--- TASK INSTRUCTIONS ---
Extract the opening line of the entries and every line after it, stopping at and including the line that contains "- 0.3, color=tc)". Do not include pictures.

"""

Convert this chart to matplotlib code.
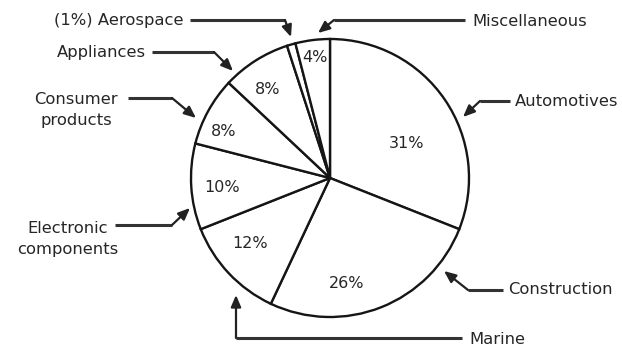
import matplotlib
matplotlib.use("Agg")
import matplotlib.pyplot as plt

categories = ["Automotives", "Construction", "Marine", "Electronic\ncomponents",
              "Consumer\nproducts", "Appliances", "(1%) Aerospace", "Miscellaneous"]
shares = [31, 26, 12, 10, 8, 8, 1, 4]

plt.rcParams['font.family'] = ['DejaVu Sans']

W, H = 622, 349
fig = plt.figure(figsize=(W / 100, H / 100), dpi=100)
ax = fig.add_axes([0, 0, 1, 1])

cx, cy, r = 330, 178, 139
edge = '#151515'
ax.pie(shares, startangle=-90, counterclock=True, center=(cx, cy), radius=r,
       wedgeprops=dict(facecolor='white', edgecolor=edge, linewidth=1.7),
       frame=True)
ax.set_xlim(0, W)
ax.set_ylim(H, 0)
ax.axis('off')
ax.set_aspect('auto')

tc = '#262626'
fs = 11.8
# percentage label positions (layout)
pct_pos = [(407, 143), (347, 283), (250, 243), (222, 187), (224, 132),
           (268, 90), None, (315, 58)]
for v, p in zip(shares, pct_pos):
    if p is None:
        continue
    ax.text(p[0], p[1], f"{v}%", ha='center', va='center', fontsize=fs - 0.3, color=tc)

# callouts: (category index, text x, text y, ha, line points, arrow tip)
callouts = [
    (0, 515, 101, 'left', [(510, 101), (480, 101)], (463, 117)),
    (1, 508, 290, 'left', [(503, 290), (468, 290)], (444, 271)),
    (2, 469, 339, 'left', [(462, 338), (236, 338)], (236, 295)),
    (3, 68, 239, 'center', [(115, 225), (172, 225)], (190, 208)),
    (4, 76, 110, 'center', [(128, 98), (172, 98)], (196, 118)),
    (5, 146, 52, 'right', [(152, 52), (214, 52)], (233, 71)),
    (6, 183, 20, 'right', [(190, 20), (285, 20)], (291, 37)),
    (7, 472, 21, 'left', [(465, 20), (334, 20)], (318, 33)),
]
for idx, tx, ty, ha, pts, tip in callouts:
    ax.text(tx, ty, categories[idx], ha=ha, va='center', fontsize=fs,
            color=tc, linespacing=1.55)
    xs = [p[0] for p in pts]
    ys = [p[1] for p in pts]
    ax.plot(xs, ys, color='#333333', lw=2.2, solid_capstyle='butt')
    ax.annotate('', xy=tip, xytext=pts[-1],
                arrowprops=dict(arrowstyle='-|>,head_length=0.7,head_width=0.3',
                                color='#222222', lw=1.6, shrinkA=0, shrinkB=0))

fig.savefig('out.png', dpi=100, facecolor='white')
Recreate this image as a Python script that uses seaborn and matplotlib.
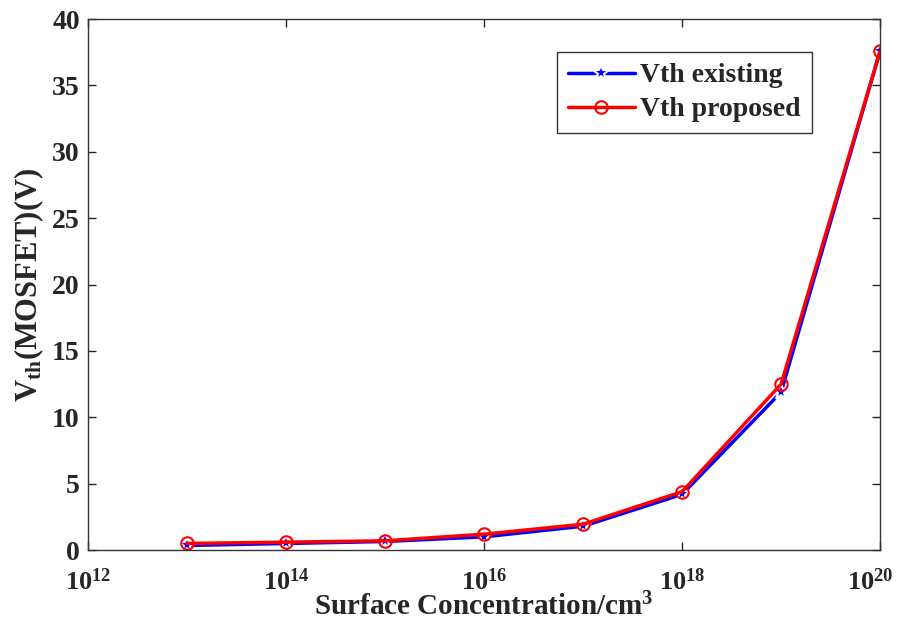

"""

--- ANSWER BELOW ---
Convert this chart to matplotlib code.
import matplotlib
matplotlib.use("Agg")
import matplotlib.pyplot as plt

categories = ["Automotives", "Construction", "Marine", "Electronic\ncomponents",
              "Consumer\nproducts", "Appliances", "(1%) Aerospace", "Miscellaneous"]
shares = [31, 26, 12, 10, 8, 8, 1, 4]

plt.rcParams['font.family'] = ['DejaVu Sans']

W, H = 622, 349
fig = plt.figure(figsize=(W / 100, H / 100), dpi=100)
ax = fig.add_axes([0, 0, 1, 1])

cx, cy, r = 330, 178, 139
edge = '#151515'
ax.pie(shares, startangle=-90, counterclock=True, center=(cx, cy), radius=r,
       wedgeprops=dict(facecolor='white', edgecolor=edge, linewidth=1.7),
       frame=True)
ax.set_xlim(0, W)
ax.set_ylim(H, 0)
ax.axis('off')
ax.set_aspect('auto')

tc = '#262626'
fs = 11.8
# percentage label positions (layout)
pct_pos = [(407, 143), (347, 283), (250, 243), (222, 187), (224, 132),
           (268, 90), None, (315, 58)]
for v, p in zip(shares, pct_pos):
    if p is None:
        continue
    ax.text(p[0], p[1], f"{v}%", ha='center', va='center', fontsize=fs - 0.3, color=tc)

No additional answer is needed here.